SURABAYA, iNewsMojokerto.id - Universitas 17 Agustus 1945 (Untag) Surabaya membantu para petani pembudidaya jamur tiram agar dapat naik kelas. Hal itu diwujudkan dengan cara memberikan pendampingan untuk mengolah hingga memasarkan hasil panen mereka agar memiliki nilai ekonomi yang lebih tinggi.
Kegiatan pengabdian kepada masyarakat (PKM) program kemitraan masyarakat dari Direktorat Riset, Teknologi dan Pengabdian kepada Masyarakat (DRTPM) Kemendikbudristekdikti ini diinisiasi oleh empat orang dosen Untag Surabaya dengan diketuai oleh Tries Ellia Sandari. Selain itu juga terdapat anggota yakni; Ida Ayu Nuh Kartini, Pramita Studiviany Soemadijo dan Rini Rahayu Sihmawati.
Melalui program bertema Implementasi Inovasi Budidaya Jamur dalam Upaya Pengelolaan Produk Olahan Jamur di Lembah Tjeruk Desa Sajen, Kecamatan Pacet, Kabupaten Mojokerto ini para dosen Untag ingin agar para petani tidak lagi hanya menjual jamur dalam kondisi mentah.
"Itu kan harganya murah bisa Rp.7.500 sampai paling banter Rp.15.000, tapi kalau dijual dengan cara diproses seperti jamur krispi, kaldu jamur kan harganya tinggi," jelas Tries Ellia Sandari saat dihubungi, Sabtu (14/9/2024).
Tries mengungkapkan, bahwa jamur memiliki potensi yang besar sebagai makanan yang memiliki nilai gizi tidak kalah dari daging dan sejenisnya. Ditambah lagi dengan harga yang relatif lebih murah, rasa jamur yang sudah diolah sangat nikmat dan baik dinikmati oleh seluruh kalangan khususnya anak-anak dan balita.
Ditambah lagi, budaya kuliner di dunia saat ini telah lama memanfaatkan jamur sebagai bahan makanan utama. Hal ini pun menjadi tantangan agar para pembudidaya sehingga nantinya mampu merubah budaya pemenuhan kebutuhan protein dari hewani ke nabati.
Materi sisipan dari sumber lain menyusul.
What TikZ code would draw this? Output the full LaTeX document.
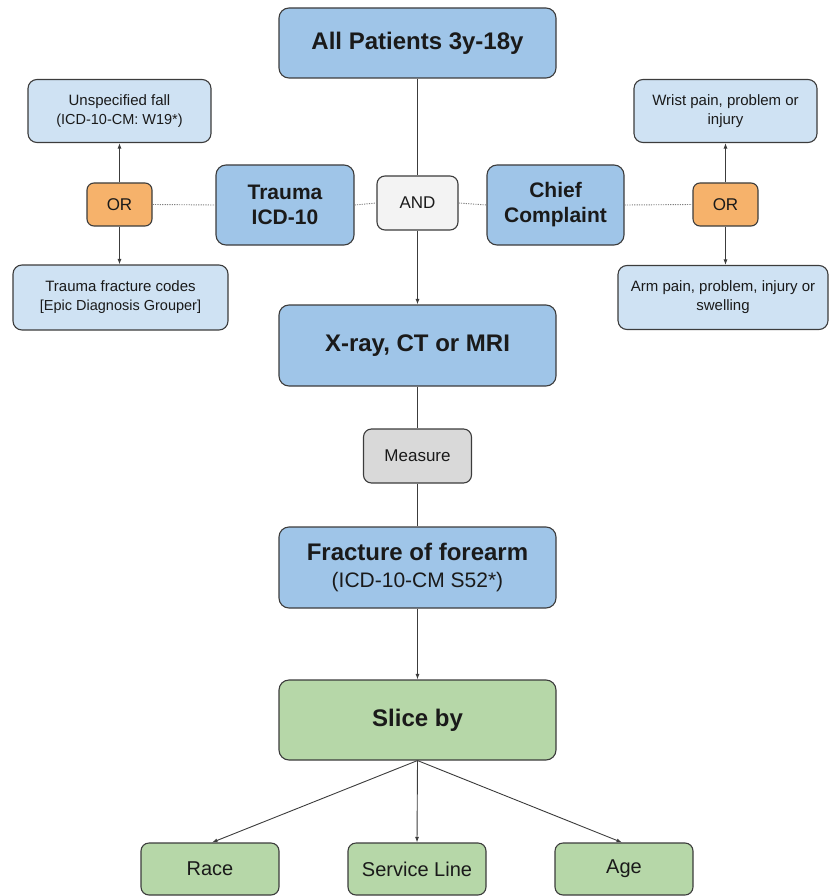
\documentclass[tikz,border=0pt]{standalone}
\usepackage{fontspec}
\setmainfont{Liberation Sans}
\usetikzlibrary{arrows.meta}
\definecolor{bluebox}{HTML}{9FC5E8}
\definecolor{lightblue}{HTML}{CFE2F3}
\definecolor{orangebox}{HTML}{F6B26B}
\definecolor{greenbox}{HTML}{B6D7A8}
\definecolor{andgray}{HTML}{F3F3F3}
\definecolor{measgray}{HTML}{D9D9D9}
\definecolor{edgegray}{HTML}{3C3C3C}
\definecolor{txt}{HTML}{1A1A1A}
\tikzset{
  box/.style={draw=edgegray, line width=1.1pt, rectangle, rounded corners=10pt, inner sep=0pt, align=center, text=txt},
  mainbox/.style={box, fill=bluebox, minimum width=277pt, minimum height=80pt, font=\fontsize{24}{28}\selectfont\bfseries},
  midbox/.style={box, fill=bluebox, minimum width=138pt, minimum height=80pt, font=\fontsize{21}{25}\selectfont\bfseries},
  infobox/.style={box, fill=lightblue, rounded corners=9pt, minimum height=63pt, font=\fontsize{15}{19}\selectfont},
  orbox/.style={box, fill=orangebox, rounded corners=7pt, minimum width=65pt, minimum height=43pt, font=\fontsize{17}{20}\selectfont},
  greenbig/.style={box, fill=greenbox, minimum width=277pt, minimum height=80pt, font=\fontsize{24}{28}\selectfont\bfseries},
  greensmall/.style={box, fill=greenbox, rounded corners=8pt, minimum width=138pt, minimum height=52pt, font=\fontsize{20}{24}\selectfont},
  conn/.style={draw=edgegray, line width=0.9pt},
  arr/.style={conn, -{Latex[length=5.5pt,width=4pt]}},
  dotline/.style={draw=gray, line width=0.9pt, dash pattern=on 1.2pt off 1.2pt},
}
\begin{document}
\begin{tikzpicture}[x=1pt,y=-1pt]
\useasboundingbox (0,0) rectangle (828,896);
% main column
\node[mainbox, minimum height=70pt] (allp) at (417.5,43) {All Patients 3y-18y};
\node[box, fill=andgray, rounded corners=8pt, minimum width=81pt, minimum height=54pt, font=\fontsize{17}{20}\selectfont] (and) at (417.5,203) {AND};
\node[mainbox, minimum height=81pt] (xray) at (417.5,345.5) {X-ray, CT or MRI};
\node[box, fill=measgray, rounded corners=8pt, minimum width=108pt, minimum height=54pt, font=\fontsize{17}{20}\selectfont] (meas) at (417.5,456) {Measure};
\node[mainbox, minimum height=81pt] (fract) at (417.5,567.5) {Fracture of forearm\\[-1pt]{\fontsize{21}{25}\selectfont\mdseries (ICD-10-CM S52*)}};
\node[greenbig] (slice) at (417.5,720) {Slice by};
\node[greensmall] (race) at (210,869) {Race};
\node[greensmall] (serv) at (417,869) {Service Line};
\node[greensmall] (age) at (624,869) {Age};
% left side
\node[midbox] (trauma) at (285,205) {Trauma\\ICD-10};
\node[orbox] (orl) at (119.5,204.5) {OR};
\node[infobox, minimum width=183pt] (unsp) at (119.5,111) {\raisebox{-2pt}{Unspecified fall}\\\raisebox{-2pt}{\fontsize{14.5}{19}\selectfont(ICD-10-CM: W19*)}};
\node[infobox, minimum width=215pt, minimum height=65pt] (tfc) at (120.5,297.5) {\raisebox{-2pt}{Trauma fracture codes}\\\raisebox{-2pt}{\fontsize{14.5}{19}\selectfont[Epic Diagnosis Grouper]}};
% right side
\node[midbox, minimum width=137pt] (chief) at (555.5,205) {Chief\\Complaint};
\node[orbox] (orr) at (725.5,204.5) {OR};
\node[infobox, minimum width=183pt] (wrist) at (725.5,111) {\raisebox{-2pt}{Wrist pain, problem or}\\\raisebox{-2pt}{injury}};
\node[infobox, minimum width=210pt, minimum height=64pt] (arm) at (723,297.5) {\raisebox{-2pt}{Arm pain, problem, injury or}\\\raisebox{-2pt}{swelling}};
% connectors
\draw[conn] (allp.south) -- (and.north);
\draw[arr] (and.south) -- (xray.north);
\draw[conn] (xray.south) -- (meas.north);
\draw[conn] (meas.south) -- (fract.north);
\draw[arr] (fract.south) -- (slice.north);
\draw[arr] (slice.south) -- ([xshift=2pt]race.north);
\draw[arr] (slice.south) -- (serv.north);
\draw[arr] (slice.south) -- ([xshift=-2pt]age.north);
\draw[dotline] (orl.east) -- (trauma.west);
\draw[dotline] (trauma.east) -- (and.west);
\draw[dotline] (and.east) -- (chief.west);
\draw[dotline] (chief.east) -- (orr.west);
\draw[arr] (orl.north) -- (unsp.south);
\draw[arr] (orl.south) -- (orl.south |- tfc.north);
\draw[arr] (orr.north) -- (orr.north |- wrist.south);
\draw[arr] (orr.south) -- (orr.south |- arm.north);
\end{tikzpicture}
\end{document}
"Di Korea jika dilihat dari budaya maka jamur dianggap sebagai sumber protein nabati yang baik dan sering digunakan dalam masakan vegetarian atau vegan. Untuk China jika dilihat dari nilai budayanya maka Jamur dianggap sebagai simbol kesehatan dan umur panjang," ungkapnya.